Obecnie Rosja jest bez wątpienia jednym z głównych graczy na światowych rynkach. Wzrost PKB wynosi tu ponad 4 procent, a w zachodniej Rosji, w tym w Moskwie i Sankt Petersburgu, aż 7 procent. Wzrost ten jest w dużej mierze napędzany przez zasoby naturalne kraju – Rosja jest producentem ropy naftowej i posiada największe na świecie rezerwy gazu.

Dowodów nie trzeba szukać daleko. Bogaci mieszkańcy odwiedzają eleganckie przybytki, takie jak bar GQ należący do rosyjskiego restauratora Arkadego Nowikowa, lub bar O2 znajdujący się na 12 piętrze hotelu Ritz-Carlton, z którego rozciąga się wspaniały widok na Plac Czerwony i Kreml.

To bogactwo było z pewnością jednym z powodów, dla których British Airways wprowadziły połączenie na trasie Londyn-Moskwa, najkrótszej, na której znajdują się klasy First (pierwsza) i Club World (biznes).

Richard Tams, dyrektor ds. sprzedaży i marketingu wyjaśnia: – Dynamika obu rynków (brytyjskiego i rosyjskiego) wymusiła na nas ten ruch. Już od jakiegoś czasu istniało zapotrzebowanie na taki produkt. Jest wielu Rosjan, których stać na kupno biletu w wyższej klasie, ale także wielu klientów z Wielkiej Brytanii,.

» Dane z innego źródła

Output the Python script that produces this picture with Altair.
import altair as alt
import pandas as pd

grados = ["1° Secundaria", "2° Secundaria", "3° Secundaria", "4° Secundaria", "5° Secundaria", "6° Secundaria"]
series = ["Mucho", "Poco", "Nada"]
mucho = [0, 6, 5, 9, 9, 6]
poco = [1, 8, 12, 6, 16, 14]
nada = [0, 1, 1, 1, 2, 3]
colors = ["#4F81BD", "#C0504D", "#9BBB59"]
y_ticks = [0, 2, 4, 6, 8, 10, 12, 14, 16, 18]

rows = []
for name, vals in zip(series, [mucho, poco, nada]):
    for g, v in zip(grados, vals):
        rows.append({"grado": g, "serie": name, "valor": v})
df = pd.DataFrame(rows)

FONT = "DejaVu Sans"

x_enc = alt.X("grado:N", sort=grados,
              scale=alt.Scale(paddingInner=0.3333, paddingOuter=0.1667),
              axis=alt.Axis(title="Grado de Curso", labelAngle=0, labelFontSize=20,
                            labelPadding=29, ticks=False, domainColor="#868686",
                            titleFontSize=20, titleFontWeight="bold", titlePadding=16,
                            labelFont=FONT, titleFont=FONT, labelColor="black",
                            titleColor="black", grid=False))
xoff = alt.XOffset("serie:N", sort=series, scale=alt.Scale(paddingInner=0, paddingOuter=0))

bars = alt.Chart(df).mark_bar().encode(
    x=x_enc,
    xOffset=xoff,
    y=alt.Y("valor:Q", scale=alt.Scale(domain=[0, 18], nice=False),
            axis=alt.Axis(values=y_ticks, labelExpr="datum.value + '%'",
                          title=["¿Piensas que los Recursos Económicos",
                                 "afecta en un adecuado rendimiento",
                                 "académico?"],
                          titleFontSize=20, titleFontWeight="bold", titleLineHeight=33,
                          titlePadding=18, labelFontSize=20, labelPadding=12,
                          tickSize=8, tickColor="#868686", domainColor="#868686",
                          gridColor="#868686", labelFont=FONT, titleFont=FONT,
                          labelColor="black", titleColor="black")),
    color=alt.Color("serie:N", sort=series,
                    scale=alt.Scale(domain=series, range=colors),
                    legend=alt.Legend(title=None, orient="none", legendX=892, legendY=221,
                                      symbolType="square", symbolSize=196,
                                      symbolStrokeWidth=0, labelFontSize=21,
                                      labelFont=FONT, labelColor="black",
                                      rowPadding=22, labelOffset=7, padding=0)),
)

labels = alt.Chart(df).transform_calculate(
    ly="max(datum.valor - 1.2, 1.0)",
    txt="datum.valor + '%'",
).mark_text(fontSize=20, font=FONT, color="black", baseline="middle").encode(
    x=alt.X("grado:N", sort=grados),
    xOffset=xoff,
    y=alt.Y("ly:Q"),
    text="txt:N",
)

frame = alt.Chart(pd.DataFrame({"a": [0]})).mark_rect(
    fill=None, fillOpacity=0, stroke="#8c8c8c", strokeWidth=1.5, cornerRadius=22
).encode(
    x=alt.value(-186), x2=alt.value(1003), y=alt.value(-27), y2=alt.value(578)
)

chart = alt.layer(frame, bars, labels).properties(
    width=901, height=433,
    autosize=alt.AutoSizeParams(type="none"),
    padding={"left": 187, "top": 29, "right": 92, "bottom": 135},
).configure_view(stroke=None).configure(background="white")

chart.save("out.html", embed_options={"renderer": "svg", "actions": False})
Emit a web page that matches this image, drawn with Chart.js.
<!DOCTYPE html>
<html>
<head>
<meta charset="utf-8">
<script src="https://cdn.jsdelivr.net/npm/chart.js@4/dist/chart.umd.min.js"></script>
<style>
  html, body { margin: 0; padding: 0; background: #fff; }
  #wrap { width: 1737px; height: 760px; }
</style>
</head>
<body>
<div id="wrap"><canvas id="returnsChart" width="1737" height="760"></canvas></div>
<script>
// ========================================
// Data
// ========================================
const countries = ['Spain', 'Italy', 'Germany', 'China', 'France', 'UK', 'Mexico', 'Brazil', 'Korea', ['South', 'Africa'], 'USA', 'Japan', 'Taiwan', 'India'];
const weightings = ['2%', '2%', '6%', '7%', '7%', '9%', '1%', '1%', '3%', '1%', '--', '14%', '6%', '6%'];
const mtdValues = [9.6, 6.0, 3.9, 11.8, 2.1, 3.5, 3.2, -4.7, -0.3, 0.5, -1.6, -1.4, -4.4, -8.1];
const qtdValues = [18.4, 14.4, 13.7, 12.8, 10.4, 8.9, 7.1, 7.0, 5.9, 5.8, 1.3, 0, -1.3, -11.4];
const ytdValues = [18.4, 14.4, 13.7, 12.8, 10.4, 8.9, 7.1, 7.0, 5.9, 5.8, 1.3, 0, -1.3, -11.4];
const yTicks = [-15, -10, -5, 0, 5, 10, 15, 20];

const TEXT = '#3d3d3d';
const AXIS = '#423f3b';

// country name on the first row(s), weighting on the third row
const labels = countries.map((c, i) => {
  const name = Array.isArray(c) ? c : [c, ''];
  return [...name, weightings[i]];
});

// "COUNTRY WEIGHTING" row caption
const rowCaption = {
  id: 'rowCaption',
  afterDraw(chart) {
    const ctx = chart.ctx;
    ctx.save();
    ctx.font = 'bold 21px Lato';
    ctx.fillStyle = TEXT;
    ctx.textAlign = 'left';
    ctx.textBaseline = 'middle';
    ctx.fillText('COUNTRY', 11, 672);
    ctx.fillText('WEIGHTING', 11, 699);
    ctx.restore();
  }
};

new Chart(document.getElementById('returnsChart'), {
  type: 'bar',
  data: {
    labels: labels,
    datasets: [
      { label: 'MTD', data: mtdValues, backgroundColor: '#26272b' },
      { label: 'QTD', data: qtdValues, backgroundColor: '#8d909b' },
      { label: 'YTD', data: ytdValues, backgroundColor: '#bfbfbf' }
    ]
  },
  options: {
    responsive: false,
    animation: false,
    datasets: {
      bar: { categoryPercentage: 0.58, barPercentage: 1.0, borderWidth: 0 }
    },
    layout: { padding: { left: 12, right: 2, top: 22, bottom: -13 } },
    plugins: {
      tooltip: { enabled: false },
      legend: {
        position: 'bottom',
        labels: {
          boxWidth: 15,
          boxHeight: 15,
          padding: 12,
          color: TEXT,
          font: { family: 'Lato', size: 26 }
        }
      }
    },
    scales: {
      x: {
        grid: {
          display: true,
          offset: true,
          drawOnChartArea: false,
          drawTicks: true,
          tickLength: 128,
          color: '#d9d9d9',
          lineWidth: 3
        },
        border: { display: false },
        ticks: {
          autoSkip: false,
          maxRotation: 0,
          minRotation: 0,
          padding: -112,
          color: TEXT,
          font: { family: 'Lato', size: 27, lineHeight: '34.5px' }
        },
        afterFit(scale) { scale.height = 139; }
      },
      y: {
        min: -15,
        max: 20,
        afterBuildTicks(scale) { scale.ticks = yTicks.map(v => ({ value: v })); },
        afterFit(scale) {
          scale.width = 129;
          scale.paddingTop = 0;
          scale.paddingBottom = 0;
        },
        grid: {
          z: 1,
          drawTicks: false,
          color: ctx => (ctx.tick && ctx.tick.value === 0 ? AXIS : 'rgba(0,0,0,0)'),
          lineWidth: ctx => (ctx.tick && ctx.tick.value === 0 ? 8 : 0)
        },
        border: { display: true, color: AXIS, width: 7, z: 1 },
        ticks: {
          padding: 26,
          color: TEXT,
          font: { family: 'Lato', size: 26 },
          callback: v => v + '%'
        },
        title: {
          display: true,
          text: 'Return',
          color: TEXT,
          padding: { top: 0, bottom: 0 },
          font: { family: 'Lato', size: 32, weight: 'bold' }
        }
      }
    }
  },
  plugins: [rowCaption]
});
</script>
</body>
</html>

W Rosji, a szczególnie w Moskwie, nie brakuje majętnych ludzi. Widać ich wszędzie – w licznych restauracjach, klubach oraz na coraz bardziej popularnych polach golfowych, które są w tym kraju nowością.

Dalziel przekonuje, że zagraniczni biznesmeni zdają sobie sprawę z roli Moskwy: – To państwo w państwie. Około 60 procent zagranicznych inwestycji realizowanych jest właśnie tu. Również Rosjanie cenią stolicę. Firmy, które pragną rozszerzyć działalność na cały kraj otwierają tu swoje biura i również z tego względu większość zagranicznych firm traktuje to miasto priorytetowo. Rola Moskwy jako rosyjskiego centrum biznesu jest faktycznie nie do podważenia.

To jednak nie jedyne możliwości biznesowe istniejące w Rosji.

– Wielu Rosjan chętnie podpisuje kontrakty podlegające prawu angielskiemu, więc zagraniczne kancelarie prawne mogą sporo tu zyskać – zauważa Dalziel.

Podobne szanse istnieją w sektorze usług finansowych, choćby dlatego, że rząd zamierza uczynić miasto globalnym graczem w tej dziedzinie. Czy Moskwa stanie się wkrótce międzynarodowym centrum finansowym? Londyńskie City mocno zaangażowało się w ten proces. Giełdy w Frankfurcie i Nowym Jorku również zauważyły tu swoją szansę. Na zachód od centrum rosyjskiej stolicy zaczęto nawet budowę dzielnicy finansowej na kształt londyńskiej Canary Wharf, która będzie nosić nazwę Moscow City. Z powodu recesji tempo prac budowlanych nieco opadło, choć postępy, które poczyniono do 2008 roku są imponujące.

Centralnym elementem moskiewskiej dzielnicy finansów jest Wieża Federacji, złożona z dwóch wieżowców, z których jeden miał być najwyższym budynkiem w Europie. Pierwszy wieżowiec jest już ukończony, natomiast drugi jest nadal w trakcie budowy. W kwietniu w budynku wybuchł pożar, który objął 300 m2 powierzchni, co jeszcze bardziej spowolniło tempo prac. Jednakże w Moscow City działa już wiele dużych firm finansowych takich jak choćby KPMG, a bank VTB ma tam swoją główną siedzibę.

– Rosja jest otwarta na biznes i zależy jej na zagranicznych inwestycjach i kapitale. Rosjanie są gościnni i otwarci, więc atmosfera tu panująca jest bardzo przyjazna – przekonuje Melling.